4. Empowering Communities Constructively: Public concern is a powerful force. Channeling it constructively is key. Authorities and NGOs can guide the public towards actions that genuinely help: learning the signs of abuse/neglect, knowing how to report concerns confidentially through proper channels, supporting reputable child welfare organizations, and advocating for policy improvements. This transforms raw outrage into sustained, positive pressure for systemic change.

The intense public reaction to high-profile child welfare cases in China is, at its core, a sign of societal progress. It signifies a population that deeply values its children and demands a system worthy of that trust. However, the emotional impulse to know everything immediately must be tempered by the unwavering principle that the child’s safety, privacy, and long-term recovery come first.

Achieving genuine child protection requires more than just reacting to crises under public pressure. It demands building a system characterized by professional competence, clear and consistent protocols, proactive (though measured) communication, and unwavering accountability.
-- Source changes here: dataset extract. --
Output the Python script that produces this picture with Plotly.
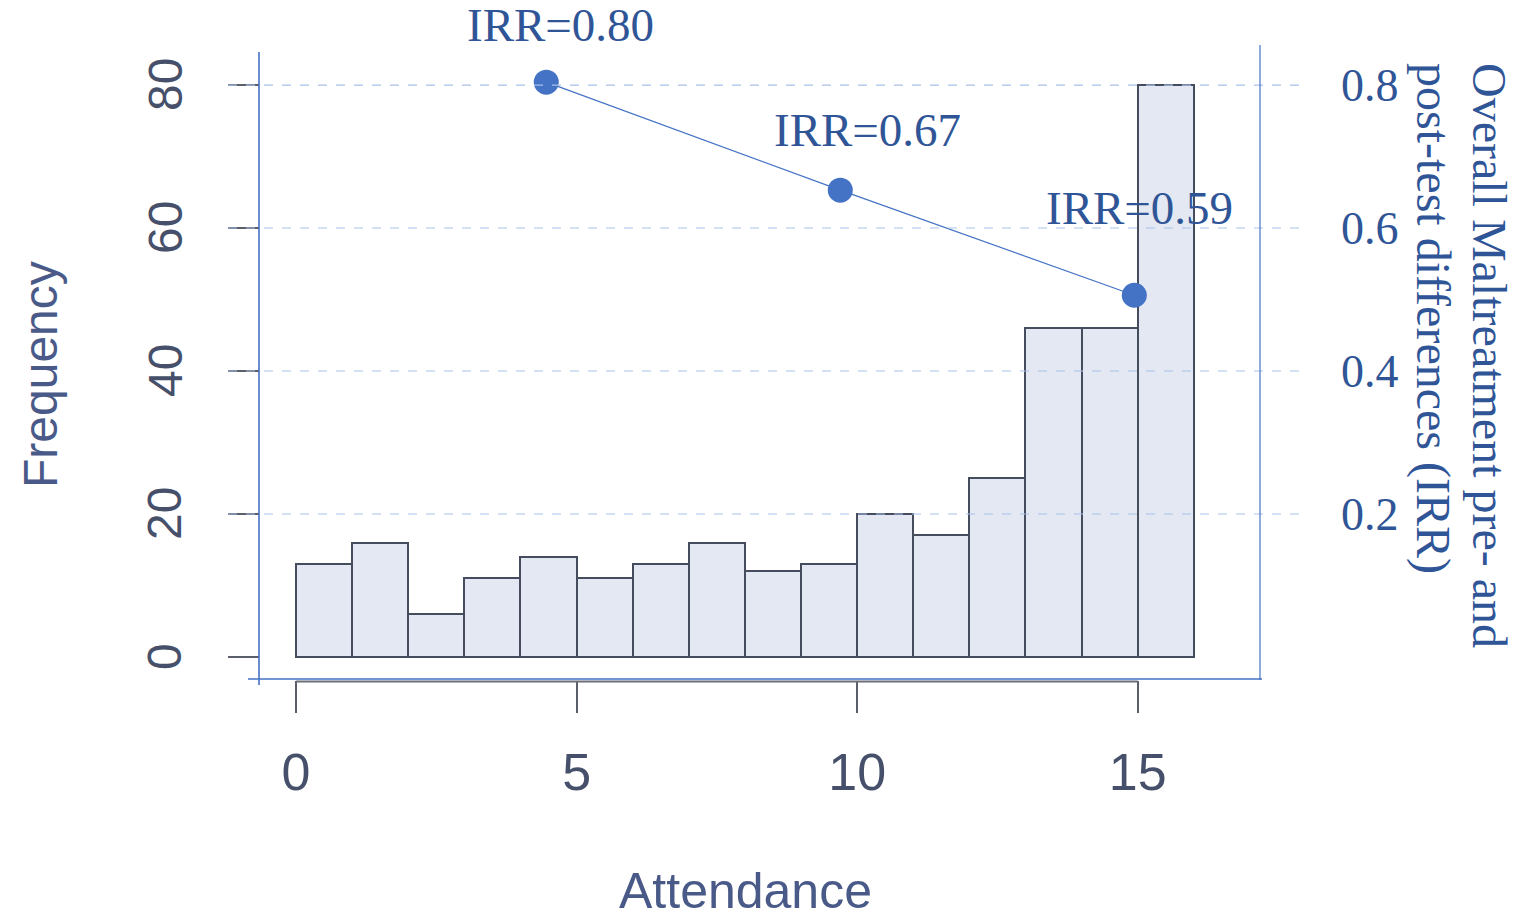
import plotly.graph_objects as go

# Histogram data (Attendance bins of width 1, from 0 to 16)
bin_starts = list(range(16))
frequency = [13, 16, 6, 11, 14, 11, 13, 16, 12, 13, 20, 17, 25, 46, 46, 80]

# IRR overlay points (as drawn in the picture)
irr_x = [4.46, 9.70, 14.94]
irr_y = [0.804, 0.653, 0.506]
irr_labels = ["IRR=0.80", "IRR=0.67", "IRR=0.59"]
irr_label_x = [4.71, 10.18, 15.04]
irr_label_ypx = [25, 130, 208]

x_ticks = [0, 5, 10, 15]
y_ticks = [0, 20, 40, 60, 80]
y_ticktext = ["0", "20", "40", "60", "80"]
y2_ticks = [0.2, 0.4, 0.6, 0.8]
y2_ticktext = ["0.2", "0.4", "0.6", "0.8"]

W, H = 1517, 920
L, R, T, B = 260, 257, 45, 240
PH = H - T - B
PW = W - L - R

def py(p):  # pixel y -> paper y
    return (H - B - p) / PH

def px(p):  # pixel x -> paper x
    return (p - L) / PW

xr = [-0.642, 17.18]
yr = [-3.22, 85.6]
y2r = [yr[0] / 100, yr[1] / 100]

SANS = "Liberation Sans, Arial, sans-serif"
SERIF = "Liberation Serif, Times New Roman, serif"
GREY_TXT = "#46506a"
BLUE_TXT = "#2f5597"
BLUE = "#4472c4"

fig = go.Figure()
fig.add_trace(go.Bar(
    x=[b + 0.5 for b in bin_starts], y=frequency, width=1,
    marker=dict(color="#e3e8f2", line=dict(color="#454c5e", width=2)),
    showlegend=False, hoverinfo="skip",
))
fig.add_trace(go.Scatter(
    x=irr_x, y=irr_y, yaxis="y2", mode="lines+markers",
    line=dict(color=BLUE, width=1.2),
    marker=dict(color=BLUE, size=25),
    showlegend=False,
))

shapes = []
# dashed gridlines (right-axis grid), drawn over the bars
for v in y2_ticks:
    shapes.append(dict(type="line", xref="paper", yref="y2", x0=px(228), x1=px(1300),
                       y0=v, y1=v, line=dict(color="#a9c1ea", width=1.2, dash="dash"), layer="above"))
# grey R axis line under the bottom frame
shapes.append(dict(type="line", xref="x", yref="paper", x0=0, x1=15, y0=py(681.5), y1=py(681.5),
                   line=dict(color="#6a6f7a", width=2)))
# blue frame
shapes.append(dict(type="line", xref="paper", yref="paper", x0=px(259), x1=px(259),
                   y0=py(685), y1=py(52), line=dict(color=BLUE, width=1.6)))
shapes.append(dict(type="line", xref="paper", yref="paper", x0=px(248), x1=px(1262),
                   y0=py(679), y1=py(679), line=dict(color=BLUE, width=1.6)))
shapes.append(dict(type="line", xref="paper", yref="paper", x0=px(1260), x1=px(1260),
                   y0=py(680), y1=py(45), line=dict(color=BLUE, width=1.2)))

annotations = []
# left tick labels (rotated, R style)
for v, t in zip(y_ticks, y_ticktext):
    annotations.append(dict(x=px(165), xref="paper", y=v, yref="y", text=t, textangle=-90,
                            showarrow=False, xanchor="center", yanchor="middle",
                            font=dict(family=SANS, size=48, color=GREY_TXT)))
for lx, lypx, txt in zip(irr_label_x, irr_label_ypx, irr_labels):
    annotations.append(dict(x=lx, xref="x", y=py(lypx), yref="paper", text=txt, showarrow=False,
                            xanchor="center", yanchor="middle",
                            font=dict(family=SERIF, size=47, color=BLUE_TXT)))
annotations.append(dict(x=px(40), y=py(375), xref="paper", yref="paper", text="Frequency",
                        textangle=-90, showarrow=False, xanchor="center", yanchor="middle",
                        font=dict(family=SANS, size=48, color="#4a5a88")))
annotations.append(dict(x=px(745), y=py(891), xref="paper", yref="paper", text="Attendance",
                        showarrow=False, xanchor="center", yanchor="middle",
                        font=dict(family=SANS, size=50, color="#4a5a88")))
annotations.append(dict(x=px(1490), y=py(355), xref="paper", yref="paper",
                        text="Overall Maltreatment pre- and",
                        textangle=90, showarrow=False, xanchor="center", yanchor="middle",
                        font=dict(family=SERIF, size=48, color=BLUE_TXT)))
annotations.append(dict(x=px(1433), y=py(318), xref="paper", yref="paper",
                        text="post-test differences (IRR)",
                        textangle=90, showarrow=False, xanchor="center", yanchor="middle",
                        font=dict(family=SERIF, size=48, color=BLUE_TXT)))

fig.update_layout(
    width=W, height=H,
    margin=dict(l=L, r=R, t=T, b=B, pad=0),
    paper_bgcolor="white", plot_bgcolor="white",
    bargap=0,
    shapes=shapes,
    annotations=annotations,
    xaxis=dict(range=xr, tickvals=x_ticks, ticks="outside", ticklen=32, tickwidth=2,
               tickcolor="#5a5f6a", showgrid=False, zeroline=False, showline=False,
               tickfont=dict(family=SANS, size=52, color=GREY_TXT), ticklabelstandoff=15),
    yaxis=dict(range=yr, tickvals=y_ticks, ticks="outside", ticklen=31, tickwidth=2,
               tickcolor="#5a5f6a", showgrid=False, zeroline=False, showline=False,
               showticklabels=False),
    yaxis2=dict(range=y2r, overlaying="y", side="right", tickvals=y2_ticks, ticktext=y2_ticktext,
                ticks="", showgrid=False, zeroline=False, showline=False,
                tickfont=dict(family=SERIF, size=46, color=BLUE_TXT), ticklabelstandoff=80),
)

fig.write_html("out.html", config={"displayModeBar": False},
               post_script="document.body.style.margin='0';document.body.style.overflow='hidden';")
When the public sees a system working diligently and transparently behind the scenes to protect children, even if full details of individual cases remain confidential, trust grows. This trust, coupled with responsible public engagement focused on systemic solutions rather than intrusive details, creates the strongest foundation for protecting China’s most vulnerable children. The goal must be a future where fewer such cases spark national outrage, not because the public has grown indifferent, but because a truly robust and trusted child protection system makes them far less likely to occur. The children deserve nothing less.